◆ The request ◆
Using the entries shown below, output the line containing "Recreate this image", the line containing "(0,0) rectangle (1011,-1215);", and every line between them, exactly. Pictures are omitted.

»»

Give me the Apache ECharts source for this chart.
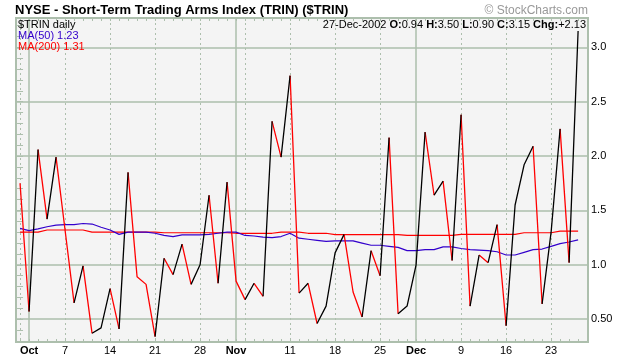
<!DOCTYPE html>
<html><head><meta charset="utf-8">
<script src="https://cdn.jsdelivr.net/npm/echarts@6/dist/echarts.min.js"></script>
<style>html,body{margin:0;padding:0;background:#fff}#c{width:620px;height:359px}</style>
</head><body><div id="c"></div>
<script>
// ---- data ----
const dates = [
 '2002-09-30',
 '2002-10-01','2002-10-02','2002-10-03','2002-10-04',
 '2002-10-07','2002-10-08','2002-10-09','2002-10-10','2002-10-11',
 '2002-10-14','2002-10-15','2002-10-16','2002-10-17','2002-10-18',
 '2002-10-21','2002-10-22','2002-10-23','2002-10-24','2002-10-25',
 '2002-10-28','2002-10-29','2002-10-30','2002-10-31',
 '2002-11-01',
 '2002-11-04','2002-11-05','2002-11-06','2002-11-07','2002-11-08',
 '2002-11-11','2002-11-12','2002-11-13','2002-11-14','2002-11-15',
 '2002-11-18','2002-11-19','2002-11-20','2002-11-21','2002-11-22',
 '2002-11-25','2002-11-26','2002-11-27','2002-11-29',
 '2002-12-02','2002-12-03','2002-12-04','2002-12-05','2002-12-06',
 '2002-12-09','2002-12-10','2002-12-11','2002-12-12','2002-12-13',
 '2002-12-16','2002-12-17','2002-12-18','2002-12-19','2002-12-20',
 '2002-12-23','2002-12-24','2002-12-26','2002-12-27'
];
const trin = [
 1.75,
 0.57,2.06,1.42,1.99,
 1.32,0.65,0.99,0.37,0.42,
 0.78,0.41,1.85,0.89,0.82,
 0.34,1.06,0.91,1.19,0.82,
 1.00,1.64,0.83,1.76,
 0.85,
 0.68,0.83,0.71,2.32,1.99,
 2.74,0.74,0.83,0.46,0.62,
 1.11,1.28,0.75,0.52,1.13,
 0.90,2.17,0.55,0.62,
 1.00,2.22,1.64,1.77,1.04,
 2.38,0.62,1.09,1.02,1.37,
 0.44,1.55,1.92,2.09,0.64,
 1.30,2.25,1.02,3.15
];
const ma50 = [
 1.335,
 1.315,1.33,1.35,1.365,
 1.37,1.37,1.38,1.375,1.345,
 1.32,1.28,1.30,1.30,1.30,
 1.29,1.27,1.26,1.275,1.275,
 1.275,1.28,1.29,1.30,
 1.30,
 1.27,1.265,1.255,1.25,1.26,
 1.29,1.245,1.235,1.225,1.215,
 1.22,1.22,1.22,1.20,1.18,
 1.18,1.17,1.16,1.13,
 1.13,1.14,1.14,1.165,1.165,
 1.15,1.14,1.135,1.13,1.12,
 1.09,1.09,1.115,1.14,1.145,
 1.17,1.195,1.21,1.23
];
const ma200 = [
 1.30,
 1.30,1.30,1.32,1.32,
 1.32,1.32,1.32,1.30,1.30,
 1.30,1.30,1.30,1.30,1.30,
 1.30,1.295,1.295,1.295,1.295,
 1.295,1.295,1.295,1.295,
 1.29,
 1.29,1.29,1.29,1.29,1.30,
 1.30,1.30,1.29,1.29,1.29,
 1.278,1.278,1.278,1.278,1.278,
 1.278,1.278,1.278,1.27,
 1.27,1.27,1.27,1.27,1.27,
 1.28,1.28,1.28,1.28,1.28,
 1.28,1.28,1.295,1.295,1.295,
 1.295,1.31,1.31,1.31
];
const lastBar = {date: '27-Dec-2002', open: 0.94, high: 3.50, low: 0.90};
const yTickValues = [0.5, 1.0, 1.5, 2.0, 2.5, 3.0];
const yTickLabels = ['0.50', '1.0', '1.5', '2.0', '2.5', '3.0'];
const yMinorTicks = [0.3,0.4,0.5,0.6,0.7,0.8,0.9,1.0,1.1,1.2,1.3,1.4,1.5,1.6,1.7,1.8,1.9,2.0,2.1,2.2,2.3,2.4,2.5,2.6,2.7,2.8,2.9,3.0,3.1,3.2];
const monthNames = ['Jan','Feb','Mar','Apr','May','Jun','Jul','Aug','Sep','Oct','Nov','Dec'];

// ---- derived ----
const FONT = '"Liberation Sans", Arial, sans-serif';
const GRID = '#adbfad';
const parsed = dates.map(s => new Date(s + 'T00:00:00Z'));
const monthStart = [], monday = [];
parsed.forEach((d, i) => {
  if (i > 0 && d.getUTCMonth() !== parsed[i-1].getUTCMonth()) monthStart.push(i);
});
parsed.forEach((d, i) => {
  if (d.getUTCDay() === 1 && monthStart.indexOf(i) < 0) monday.push(i);
});
const mondayLabels = monday.filter(i => !monthStart.some(m => Math.abs(m - i) <= 2));
const allIdx = dates.map((_, i) => i);

function segs(isUp) {
  const out = []; let last = -2;
  for (let i = 0; i < trin.length - 1; i++) {
    const up = trin[i+1] >= trin[i];
    if (up !== isUp) continue;
    if (last !== i) { if (out.length) out.push([i, '-']); out.push([i, trin[i]]); }
    out.push([i+1, trin[i+1]]); last = i + 1;
  }
  return out;
}
const n = trin.length;
const chg = trin[n-1] - trin[n-2];

const xMin = -0.45, xMax = n + 0.1;
const yMin = 0.29, yMax = 3.27;

const xBase = {type: 'value', min: xMin, max: xMax, axisLine: {show: false}, position: 'bottom'};
const chart = echarts.init(document.getElementById('c'), null, {renderer: 'canvas'});
chart.setOption({
  animation: false,
  backgroundColor: '#fff',
  grid: {left: 16, right: 32, top: 18, bottom: 17, show: true, backgroundColor: '#f4f4f4', borderColor: GRID, borderWidth: 2},
  title: [
    {text: 'NYSE - Short-Term Trading Arms Index (TRIN) ($TRIN)', left: 15, top: 3, padding: 0,
     textStyle: {fontFamily: FONT, fontSize: 13, fontWeight: 'bold', color: '#000', lineHeight: 14}},
    {text: '© StockCharts.com', right: 32, top: 4, padding: 0,
     textStyle: {fontFamily: FONT, fontSize: 12, fontWeight: 'normal', color: '#999', lineHeight: 14}},
    {text: '{n|' + lastBar.date + ' }{b|O:}{n|' + lastBar.open.toFixed(2) + ' }{b|H:}{n|' + lastBar.high.toFixed(2) +
       ' }{b|L:}{n|' + lastBar.low.toFixed(2) + ' }{b|C:}{n|' + trin[n-1].toFixed(2) + ' }{b|Chg:}{n|' + (chg >= 0 ? '+' : '') + chg.toFixed(2) + '}',
     right: 34, top: 19, padding: 0,
     textStyle: {fontFamily: FONT, fontSize: 11, color: '#000', lineHeight: 12,
       rich: {n: {fontFamily: FONT, fontSize: 11, color: '#000', fontWeight: 'normal'}, b: {fontFamily: FONT, fontSize: 11, color: '#000', fontWeight: 'bold'}}}},
    {text: '$TRIN daily', left: 18, top: 19, padding: 0, textStyle: {fontFamily: FONT, fontSize: 11, fontWeight: 'normal', color: '#000', lineHeight: 12}},
    {text: 'MA(50) ' + ma50[n-1].toFixed(2), left: 18, top: 30, padding: 0, textStyle: {fontFamily: FONT, fontSize: 11, fontWeight: 'normal', color: '#3300cc', lineHeight: 12}},
    {text: 'MA(200) ' + ma200[n-1].toFixed(2), left: 18, top: 41, padding: 0, textStyle: {fontFamily: FONT, fontSize: 11, fontWeight: 'normal', color: '#ff0000', lineHeight: 12}}
  ],
  xAxis: [
    Object.assign({}, xBase, {
      axisTick: {show: false, customValues: monday},
      axisLabel: {customValues: mondayLabels, margin: 3, fontFamily: FONT, fontSize: 11, color: '#000',
        formatter: v => String(parsed[Math.round(v)].getUTCDate())},
      splitLine: {show: true, lineStyle: {color: GRID, type: [2, 3], width: 1}}
    }),
    Object.assign({}, xBase, {
      axisTick: {show: false, customValues: monthStart},
      axisLabel: {customValues: monthStart, margin: 3, fontFamily: FONT, fontSize: 11, fontWeight: 'bold', color: '#000',
        formatter: v => monthNames[parsed[Math.round(v)].getUTCMonth()]},
      splitLine: {show: true, lineStyle: {color: GRID, width: 1.5}}
    }),
    Object.assign({}, xBase, {
      axisTick: {show: true, inside: true, length: 3, customValues: allIdx, lineStyle: {color: GRID}},
      axisLabel: {show: false}, splitLine: {show: false}
    }),
    Object.assign({}, xBase, {position: 'top',
      axisTick: {show: true, inside: true, length: 3, customValues: allIdx, lineStyle: {color: GRID}},
      axisLabel: {show: false}, splitLine: {show: false}
    })
  ],
  yAxis: [
    {type: 'value', position: 'right', min: yMin, max: yMax, axisLine: {show: false},
     axisTick: {show: false, customValues: yTickValues},
     axisLabel: {customValues: yTickValues, margin: 3, fontFamily: FONT, fontSize: 11, color: '#000',
       formatter: v => yTickLabels[yTickValues.findIndex(t => Math.abs(t - v) < 1e-6)]},
     splitLine: {show: true, lineStyle: {color: GRID, width: 1.5}}},
    {type: 'value', position: 'right', min: yMin, max: yMax, axisLine: {show: false},
     axisTick: {show: true, inside: true, length: 3, customValues: yMinorTicks, lineStyle: {color: GRID}},
     axisLabel: {show: false}, splitLine: {show: false}},
    {type: 'value', position: 'left', min: yMin, max: yMax, axisLine: {show: false},
     axisTick: {show: true, inside: true, length: 3, customValues: yMinorTicks, lineStyle: {color: GRID}},
     axisLabel: {show: false}, splitLine: {show: false}}
  ],
  series: [
    {type: 'line', name: 'MA(200)', data: ma200.map((v, i) => [i, v]), showSymbol: false, symbol: 'none',
     lineStyle: {color: '#ff0000', width: 1.2}, z: 2},
    {type: 'line', name: 'MA(50)', data: ma50.map((v, i) => [i, v]), showSymbol: false, symbol: 'none',
     lineStyle: {color: '#3300cc', width: 1.2}, z: 2},
    {type: 'line', name: 'down', data: segs(false), showSymbol: false, symbol: 'none', connectNulls: false,
     lineStyle: {color: '#ff0000', width: 1.3}, z: 3},
    {type: 'line', name: 'up', data: segs(true), showSymbol: false, symbol: 'none', connectNulls: false,
     lineStyle: {color: '#000000', width: 1.3}, z: 3}
  ]
});
</script></body></html>
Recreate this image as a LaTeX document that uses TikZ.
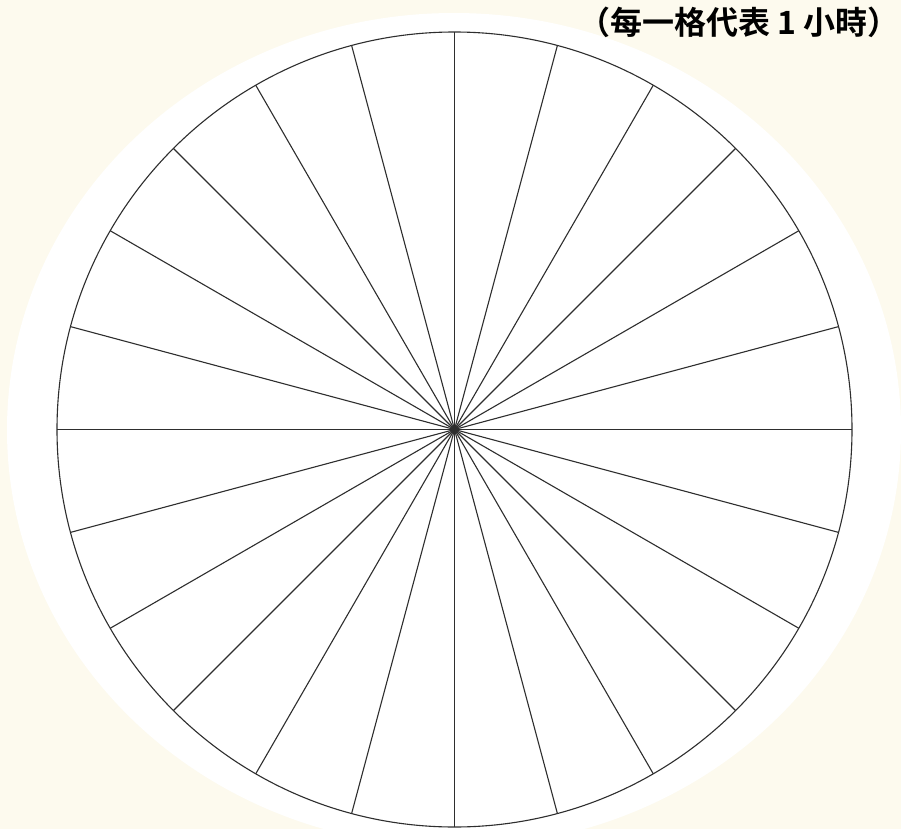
\documentclass[tikz,border=0pt]{standalone}
\usepackage{fontspec}
\newfontfamily\cjk{Noto Sans CJK TC}[BoldFont={* Bold}]
\definecolor{cream}{HTML}{FDFAEE}
\definecolor{spoke}{HTML}{2E2E2E}
\tikzset{
  spokeline/.style={draw=spoke, line width=1.1pt},
  dialstyle/.style={circle, draw=spoke, line width=1.1pt, fill=white, minimum size=795pt, inner sep=0pt, outer sep=0pt},
  note/.style={font=\cjk\bfseries\fontsize{32pt}{34pt}\selectfont, inner sep=0pt, anchor=east}
}
\begin{document}
\begin{tikzpicture}[x=1pt, y=-1pt]
  \fill[cream] (0,0) rectangle (901,829);
  \useasboundingbox (0,0) rectangle (901,829);
  \fill[white] (454,430) ellipse [x radius=447, y radius=417];
  \node[dialstyle] (dial) at (454.5,429.5) {};
  \coordinate (c) at (dial.center);
  \foreach \a in {0,15,...,345} {
    \draw[spokeline] (c) -- (dial.\a);
  }
  \fill[spoke] (c) circle [radius=3.5pt];
  \node[note] (title) at (900,22) {（每一格代表 1 小時）};
\end{tikzpicture}
\end{document}
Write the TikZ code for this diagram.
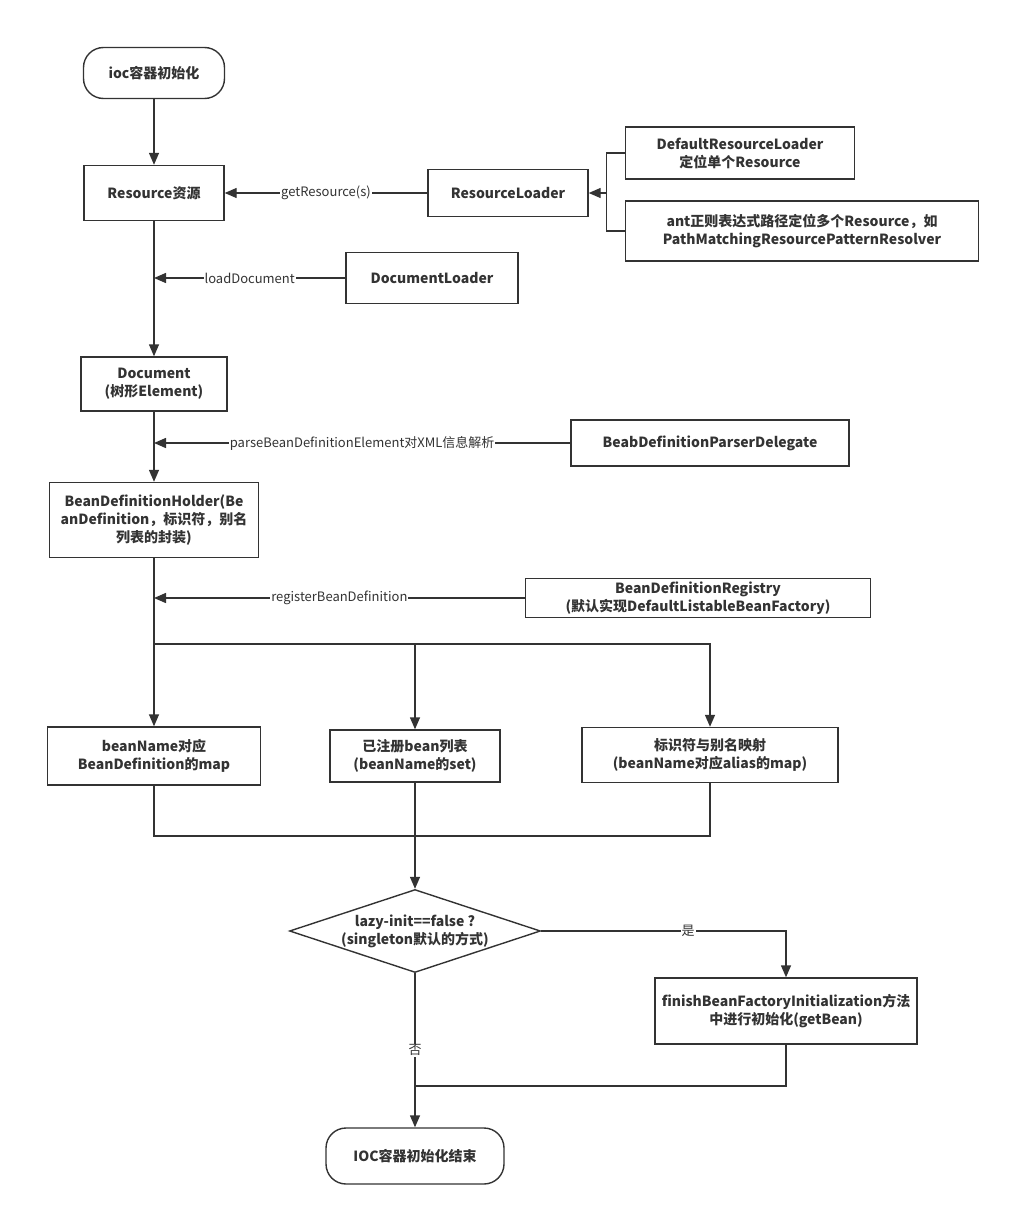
\documentclass[tikz,border=0pt]{standalone}
\usepackage{fontspec}
\newfontfamily\cjk{Noto Sans CJK SC}
\usetikzlibrary{shapes.geometric, arrows.meta, calc}

\begin{document}
\begin{tikzpicture}[x=1pt, y=1pt, >={Triangle[length=12pt, width=10pt]},
		color=black!80, line width=1.4pt,
		box/.style={draw, align=center, inner sep=2pt,
				font=\cjk\bfseries\fontsize{14}{18}\selectfont},
		term/.style={box, rounded corners=20pt},
		dec/.style={box, diamond, aspect=3, inner sep=0pt},
		lbl/.style={fill=white, inner sep=1pt, font=\cjk\fontsize{13}{15}\selectfont}]

		\useasboundingbox (0,0) rectangle (1011,-1215);

		% Main column
		\node[term, minimum width=141pt, minimum height=51pt] (Start) at (154,-73) {ioc容器初始化};
		\node[box, minimum width=140pt, minimum height=55pt] (Resource) at (154,-193) {Resource资源};
		\node[box, minimum width=146pt, minimum height=54pt] (Document) at (154,-384) {Document\\(树形Element)};
		\node[box, minimum width=209pt, minimum height=75pt] (Holder) at (154,-520) {BeanDefinitionHolder(Be\\anDefinition，标识符，别名\\列表的封装)};

		% Helpers on the right
		\node[box, minimum width=160pt, minimum height=47pt] (RLoader) at (508,-193) {ResourceLoader};
		\node[box, minimum width=229pt, minimum height=52pt] (DefaultRL) at (740,-153) {DefaultResourceLoader\\定位单个Resource};
		\node[box, minimum width=353pt, minimum height=60pt] (PatternRL) at (802,-231) {ant正则表达式路径定位多个Resource，如\\PathMatchingResourcePatternResolver};
		\node[box, minimum width=172pt, minimum height=51pt] (DocLoader) at (432,-278) {DocumentLoader};
		\node[box, minimum width=278pt, minimum height=46pt] (Delegate) at (710,-443) {BeabDefinitionParserDelegate};
		\node[box, minimum width=345pt, minimum height=39pt] (Registry) at (698,-598) {BeanDefinitionRegistry\\(默认实现DefaultListableBeanFactory)};

		% Registry row
		\node[box, minimum width=213pt, minimum height=58pt] (NameMap) at (154,-756) {beanName对应\\BeanDefinition的map};
		\node[box, minimum width=170pt, minimum height=52pt] (NameSet) at (415,-756) {已注册bean列表\\(beanName的set)};
		\node[box, minimum width=256pt, minimum height=55pt] (AliasMap) at (710,-755) {标识符与别名映射\\(beanName对应alias的map)};

		% Decision and end
		\node[dec, minimum width=251pt, minimum height=83pt] (Lazy) at (415,-931) {lazy-init==false ?\\(singleton默认的方式)};
		\node[box, minimum width=262pt, minimum height=66pt] (Finish) at (786,-1011) {finishBeanFactoryInitialization方法\\中进行初始化(getBean)};
		\node[term, minimum width=178pt, minimum height=56pt] (End) at (415,-1156) {IOC容器初始化结束};

		\coordinate (RLjoint) at ($(RLoader.east)+(18,0)$);
		\coordinate (Split) at (154,-644);
		\coordinate (Join) at (415,-836);
		\coordinate (Merge) at (415,-1086);

		% --- Connections ---

		% Main flow
		\draw[->] (Start) -- (Resource);
		\draw[->] (Resource) -- (Document);
		\draw[->] (Document) -- (Holder);
		\draw (Holder) -- (Split);

		% Calls into the main flow
		\draw[->] (RLoader) -- node[lbl] {getResource(s)} (Resource);
		\draw[->] (DocLoader.west) -- node[lbl] {loadDocument} (DocLoader.west -| Resource.south);
		\draw[->] (Delegate.west) -- node[lbl] {parseBeanDefinitionElement对XML信息解析} (Delegate.west -| Holder.north);
		\draw[->] (Registry.west) -- node[lbl] {registerBeanDefinition} (Registry.west -| Holder.south);

		% ResourceLoader implementations
		\draw (DefaultRL.west) -| (RLjoint) |- (PatternRL.west);
		\draw[->] (RLjoint) -- (RLoader.east);

		% Split into the three maps
		\draw[->] (Split) -- (NameMap);
		\draw[->] (Split) -| (NameSet);
		\draw[->] (Split) -| (AliasMap);

		% Join into the decision
		\draw (NameMap) |- (Join);
		\draw (AliasMap) |- (Join);
		\draw[->] (NameSet) -- (Lazy);

		% Decision
		\draw[->] (Lazy.east) -| node[lbl, pos=0.3] {是} (Finish.north);
		\draw[->] (Lazy) -- node[lbl] {否} (End);
		\draw (Finish) |- (Merge);

	\end{tikzpicture}
\end{document}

««

◆ Exercise response ◆
Recreate this image as a LaTeX document that uses TikZ.
\documentclass[tikz,border=0pt]{standalone}
\usepackage{fontspec}
\newfontfamily\cjk{Noto Sans CJK TC}[BoldFont={* Bold}]
\definecolor{cream}{HTML}{FDFAEE}
\definecolor{spoke}{HTML}{2E2E2E}
\tikzset{
  spokeline/.style={draw=spoke, line width=1.1pt},
  dialstyle/.style={circle, draw=spoke, line width=1.1pt, fill=white, minimum size=795pt, inner sep=0pt, outer sep=0pt},
  note/.style={font=\cjk\bfseries\fontsize{32pt}{34pt}\selectfont, inner sep=0pt, anchor=east}
}
\begin{document}
\begin{tikzpicture}[x=1pt, y=-1pt]
  \fill[cream] (0,0) rectangle (901,829);
  \useasboundingbox (0,0) rectangle (901,829);
  \fill[white] (454,430) ellipse [x radius=447, y radius=417];
  \node[dialstyle] (dial) at (454.5,429.5) {};
  \coordinate (c) at (dial.center);
  \foreach \a in {0,15,...,345} {
    \draw[spokeline] (c) -- (dial.\a);
  }
  \fill[spoke] (c) circle [radius=3.5pt];
  \node[note] (title) at (900,22) {（每一格代表 1 小時）};
\end{tikzpicture}
\end{document}
Write the TikZ code for this diagram.
\documentclass[tikz,border=0pt]{standalone}
\usepackage{fontspec}
\newfontfamily\cjk{Noto Sans CJK SC}
\usetikzlibrary{shapes.geometric, arrows.meta, calc}

\begin{document}
\begin{tikzpicture}[x=1pt, y=1pt, >={Triangle[length=12pt, width=10pt]},
		color=black!80, line width=1.4pt,
		box/.style={draw, align=center, inner sep=2pt,
				font=\cjk\bfseries\fontsize{14}{18}\selectfont},
		term/.style={box, rounded corners=20pt},
		dec/.style={box, diamond, aspect=3, inner sep=0pt},
		lbl/.style={fill=white, inner sep=1pt, font=\cjk\fontsize{13}{15}\selectfont}]

		\useasboundingbox (0,0) rectangle (1011,-1215);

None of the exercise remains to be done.